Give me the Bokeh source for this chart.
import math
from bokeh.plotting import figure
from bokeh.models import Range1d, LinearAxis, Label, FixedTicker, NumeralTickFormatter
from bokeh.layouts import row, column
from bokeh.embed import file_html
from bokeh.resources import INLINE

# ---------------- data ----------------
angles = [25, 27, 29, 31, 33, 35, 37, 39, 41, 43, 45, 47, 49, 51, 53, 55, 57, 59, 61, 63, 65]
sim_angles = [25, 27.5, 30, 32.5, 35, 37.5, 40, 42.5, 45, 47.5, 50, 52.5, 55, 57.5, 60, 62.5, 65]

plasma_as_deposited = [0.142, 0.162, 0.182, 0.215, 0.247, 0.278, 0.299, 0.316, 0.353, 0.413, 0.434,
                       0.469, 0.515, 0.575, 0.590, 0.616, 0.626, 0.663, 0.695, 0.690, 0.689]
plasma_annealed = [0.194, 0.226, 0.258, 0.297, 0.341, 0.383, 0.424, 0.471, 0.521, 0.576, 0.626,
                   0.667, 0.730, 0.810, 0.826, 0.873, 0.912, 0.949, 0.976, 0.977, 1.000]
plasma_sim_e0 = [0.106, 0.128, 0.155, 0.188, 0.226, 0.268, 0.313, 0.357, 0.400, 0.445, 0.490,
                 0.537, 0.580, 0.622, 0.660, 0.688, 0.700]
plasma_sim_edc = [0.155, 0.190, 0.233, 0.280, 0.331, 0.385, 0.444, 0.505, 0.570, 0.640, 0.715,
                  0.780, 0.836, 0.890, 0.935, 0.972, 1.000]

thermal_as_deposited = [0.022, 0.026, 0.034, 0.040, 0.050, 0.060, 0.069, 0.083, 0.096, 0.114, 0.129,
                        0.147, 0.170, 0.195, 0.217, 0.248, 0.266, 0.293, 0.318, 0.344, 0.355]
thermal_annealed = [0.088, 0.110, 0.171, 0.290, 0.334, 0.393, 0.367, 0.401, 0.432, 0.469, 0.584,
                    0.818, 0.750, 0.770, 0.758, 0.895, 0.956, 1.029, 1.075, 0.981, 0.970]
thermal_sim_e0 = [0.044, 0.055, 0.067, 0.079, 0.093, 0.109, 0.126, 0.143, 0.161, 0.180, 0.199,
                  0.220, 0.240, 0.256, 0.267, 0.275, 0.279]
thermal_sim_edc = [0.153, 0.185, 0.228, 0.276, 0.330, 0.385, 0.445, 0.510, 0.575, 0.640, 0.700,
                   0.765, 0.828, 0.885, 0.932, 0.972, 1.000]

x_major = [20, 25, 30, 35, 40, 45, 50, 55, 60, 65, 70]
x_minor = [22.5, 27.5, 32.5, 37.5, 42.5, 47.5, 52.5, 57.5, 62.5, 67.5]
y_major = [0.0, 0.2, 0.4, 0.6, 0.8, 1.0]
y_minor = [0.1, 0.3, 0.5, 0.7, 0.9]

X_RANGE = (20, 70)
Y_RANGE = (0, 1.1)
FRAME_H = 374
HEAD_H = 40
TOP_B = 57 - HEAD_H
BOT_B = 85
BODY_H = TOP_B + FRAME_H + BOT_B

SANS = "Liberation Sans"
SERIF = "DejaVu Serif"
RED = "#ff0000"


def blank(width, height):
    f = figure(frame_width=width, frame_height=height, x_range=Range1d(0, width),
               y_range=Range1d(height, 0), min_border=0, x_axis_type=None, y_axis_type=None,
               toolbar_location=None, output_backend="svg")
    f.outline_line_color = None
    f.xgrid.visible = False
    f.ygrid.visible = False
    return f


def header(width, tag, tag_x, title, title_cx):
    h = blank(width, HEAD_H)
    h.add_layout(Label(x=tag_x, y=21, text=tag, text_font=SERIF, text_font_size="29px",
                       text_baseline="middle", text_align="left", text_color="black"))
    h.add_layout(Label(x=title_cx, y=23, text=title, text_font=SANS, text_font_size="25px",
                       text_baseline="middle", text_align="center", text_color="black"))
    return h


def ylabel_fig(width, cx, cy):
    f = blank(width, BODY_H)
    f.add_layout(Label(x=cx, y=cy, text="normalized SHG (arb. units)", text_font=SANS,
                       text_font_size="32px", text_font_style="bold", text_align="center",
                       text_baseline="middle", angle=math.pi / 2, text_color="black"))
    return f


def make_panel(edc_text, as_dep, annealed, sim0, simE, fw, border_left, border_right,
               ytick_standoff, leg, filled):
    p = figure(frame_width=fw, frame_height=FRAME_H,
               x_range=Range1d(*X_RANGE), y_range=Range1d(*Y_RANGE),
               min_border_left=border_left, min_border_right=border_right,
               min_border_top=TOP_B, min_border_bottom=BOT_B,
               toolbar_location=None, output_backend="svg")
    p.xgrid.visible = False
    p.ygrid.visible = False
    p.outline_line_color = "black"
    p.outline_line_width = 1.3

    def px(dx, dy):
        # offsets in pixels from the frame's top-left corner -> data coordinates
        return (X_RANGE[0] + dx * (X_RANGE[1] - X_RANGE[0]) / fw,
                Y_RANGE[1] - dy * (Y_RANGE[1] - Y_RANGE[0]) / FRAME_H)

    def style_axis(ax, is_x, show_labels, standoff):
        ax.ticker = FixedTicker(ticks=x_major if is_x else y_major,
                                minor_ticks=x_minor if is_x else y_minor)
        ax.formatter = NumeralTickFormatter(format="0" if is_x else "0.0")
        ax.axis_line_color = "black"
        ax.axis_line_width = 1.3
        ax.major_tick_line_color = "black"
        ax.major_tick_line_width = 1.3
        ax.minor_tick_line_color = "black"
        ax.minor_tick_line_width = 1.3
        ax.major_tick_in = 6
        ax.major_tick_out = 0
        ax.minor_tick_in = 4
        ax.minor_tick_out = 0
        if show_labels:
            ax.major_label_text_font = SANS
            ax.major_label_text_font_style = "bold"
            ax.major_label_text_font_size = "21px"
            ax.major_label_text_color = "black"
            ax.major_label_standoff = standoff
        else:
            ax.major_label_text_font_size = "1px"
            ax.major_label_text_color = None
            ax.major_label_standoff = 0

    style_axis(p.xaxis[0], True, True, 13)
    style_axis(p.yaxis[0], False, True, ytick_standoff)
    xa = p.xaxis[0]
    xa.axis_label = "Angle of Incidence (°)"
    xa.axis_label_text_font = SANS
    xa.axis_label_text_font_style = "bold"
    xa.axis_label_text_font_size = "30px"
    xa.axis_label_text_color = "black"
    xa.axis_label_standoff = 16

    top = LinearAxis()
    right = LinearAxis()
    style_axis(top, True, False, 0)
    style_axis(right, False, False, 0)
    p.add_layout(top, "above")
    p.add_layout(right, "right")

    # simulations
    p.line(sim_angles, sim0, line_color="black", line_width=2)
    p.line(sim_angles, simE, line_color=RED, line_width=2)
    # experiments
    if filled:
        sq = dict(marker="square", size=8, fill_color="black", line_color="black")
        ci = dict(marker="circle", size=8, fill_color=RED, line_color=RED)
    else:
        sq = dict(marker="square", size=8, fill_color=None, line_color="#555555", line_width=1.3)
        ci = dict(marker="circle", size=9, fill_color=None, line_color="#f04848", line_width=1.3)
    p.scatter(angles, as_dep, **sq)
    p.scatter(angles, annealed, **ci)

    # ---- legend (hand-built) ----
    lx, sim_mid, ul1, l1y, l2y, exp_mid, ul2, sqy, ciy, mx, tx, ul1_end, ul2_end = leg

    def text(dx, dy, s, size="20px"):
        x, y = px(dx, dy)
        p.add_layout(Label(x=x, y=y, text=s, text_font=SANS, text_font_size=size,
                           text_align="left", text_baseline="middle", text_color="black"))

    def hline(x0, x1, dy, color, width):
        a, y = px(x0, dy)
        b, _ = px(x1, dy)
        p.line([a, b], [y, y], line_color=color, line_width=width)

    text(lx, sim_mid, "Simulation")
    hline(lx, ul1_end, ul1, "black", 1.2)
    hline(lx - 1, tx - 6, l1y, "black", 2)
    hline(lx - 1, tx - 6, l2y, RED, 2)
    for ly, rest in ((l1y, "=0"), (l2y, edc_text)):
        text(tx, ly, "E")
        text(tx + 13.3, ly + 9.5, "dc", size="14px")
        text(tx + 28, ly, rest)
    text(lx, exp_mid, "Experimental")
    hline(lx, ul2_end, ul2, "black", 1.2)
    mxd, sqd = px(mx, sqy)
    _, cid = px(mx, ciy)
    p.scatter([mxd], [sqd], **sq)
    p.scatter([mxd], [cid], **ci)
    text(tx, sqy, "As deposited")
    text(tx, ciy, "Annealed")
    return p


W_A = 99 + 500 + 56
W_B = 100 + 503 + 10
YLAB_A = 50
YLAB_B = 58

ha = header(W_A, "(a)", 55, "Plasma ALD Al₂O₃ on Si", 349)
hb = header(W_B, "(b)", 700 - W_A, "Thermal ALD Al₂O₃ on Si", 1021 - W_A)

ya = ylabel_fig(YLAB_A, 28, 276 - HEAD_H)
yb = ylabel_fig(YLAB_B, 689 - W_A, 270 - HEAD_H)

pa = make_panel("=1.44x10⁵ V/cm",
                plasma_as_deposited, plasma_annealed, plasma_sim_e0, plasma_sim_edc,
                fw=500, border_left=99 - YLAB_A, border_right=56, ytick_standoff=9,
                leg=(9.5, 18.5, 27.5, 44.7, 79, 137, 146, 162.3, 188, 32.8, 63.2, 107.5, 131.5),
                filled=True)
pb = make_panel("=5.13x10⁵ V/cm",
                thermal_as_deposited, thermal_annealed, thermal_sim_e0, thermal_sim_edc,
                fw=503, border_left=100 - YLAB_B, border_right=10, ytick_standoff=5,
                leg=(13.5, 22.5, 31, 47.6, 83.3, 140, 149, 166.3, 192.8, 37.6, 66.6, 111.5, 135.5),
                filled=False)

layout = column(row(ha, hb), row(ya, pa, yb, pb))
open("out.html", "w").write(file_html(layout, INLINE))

========

Do this: Set down each line of the material verbatim, from the first line through the line that contains "0.765, 0.828, 0.885, 0.932, 0.972, 1.000]".

Final answer:
Give me the Bokeh source for this chart.
import math
from bokeh.plotting import figure
from bokeh.models import Range1d, LinearAxis, Label, FixedTicker, NumeralTickFormatter
from bokeh.layouts import row, column
from bokeh.embed import file_html
from bokeh.resources import INLINE

# ---------------- data ----------------
angles = [25, 27, 29, 31, 33, 35, 37, 39, 41, 43, 45, 47, 49, 51, 53, 55, 57, 59, 61, 63, 65]
sim_angles = [25, 27.5, 30, 32.5, 35, 37.5, 40, 42.5, 45, 47.5, 50, 52.5, 55, 57.5, 60, 62.5, 65]

plasma_as_deposited = [0.142, 0.162, 0.182, 0.215, 0.247, 0.278, 0.299, 0.316, 0.353, 0.413, 0.434,
                       0.469, 0.515, 0.575, 0.590, 0.616, 0.626, 0.663, 0.695, 0.690, 0.689]
plasma_annealed = [0.194, 0.226, 0.258, 0.297, 0.341, 0.383, 0.424, 0.471, 0.521, 0.576, 0.626,
                   0.667, 0.730, 0.810, 0.826, 0.873, 0.912, 0.949, 0.976, 0.977, 1.000]
plasma_sim_e0 = [0.106, 0.128, 0.155, 0.188, 0.226, 0.268, 0.313, 0.357, 0.400, 0.445, 0.490,
                 0.537, 0.580, 0.622, 0.660, 0.688, 0.700]
plasma_sim_edc = [0.155, 0.190, 0.233, 0.280, 0.331, 0.385, 0.444, 0.505, 0.570, 0.640, 0.715,
                  0.780, 0.836, 0.890, 0.935, 0.972, 1.000]

thermal_as_deposited = [0.022, 0.026, 0.034, 0.040, 0.050, 0.060, 0.069, 0.083, 0.096, 0.114, 0.129,
                        0.147, 0.170, 0.195, 0.217, 0.248, 0.266, 0.293, 0.318, 0.344, 0.355]
thermal_annealed = [0.088, 0.110, 0.171, 0.290, 0.334, 0.393, 0.367, 0.401, 0.432, 0.469, 0.584,
                    0.818, 0.750, 0.770, 0.758, 0.895, 0.956, 1.029, 1.075, 0.981, 0.970]
thermal_sim_e0 = [0.044, 0.055, 0.067, 0.079, 0.093, 0.109, 0.126, 0.143, 0.161, 0.180, 0.199,
                  0.220, 0.240, 0.256, 0.267, 0.275, 0.279]
thermal_sim_edc = [0.153, 0.185, 0.228, 0.276, 0.330, 0.385, 0.445, 0.510, 0.575, 0.640, 0.700,
                   0.765, 0.828, 0.885, 0.932, 0.972, 1.000]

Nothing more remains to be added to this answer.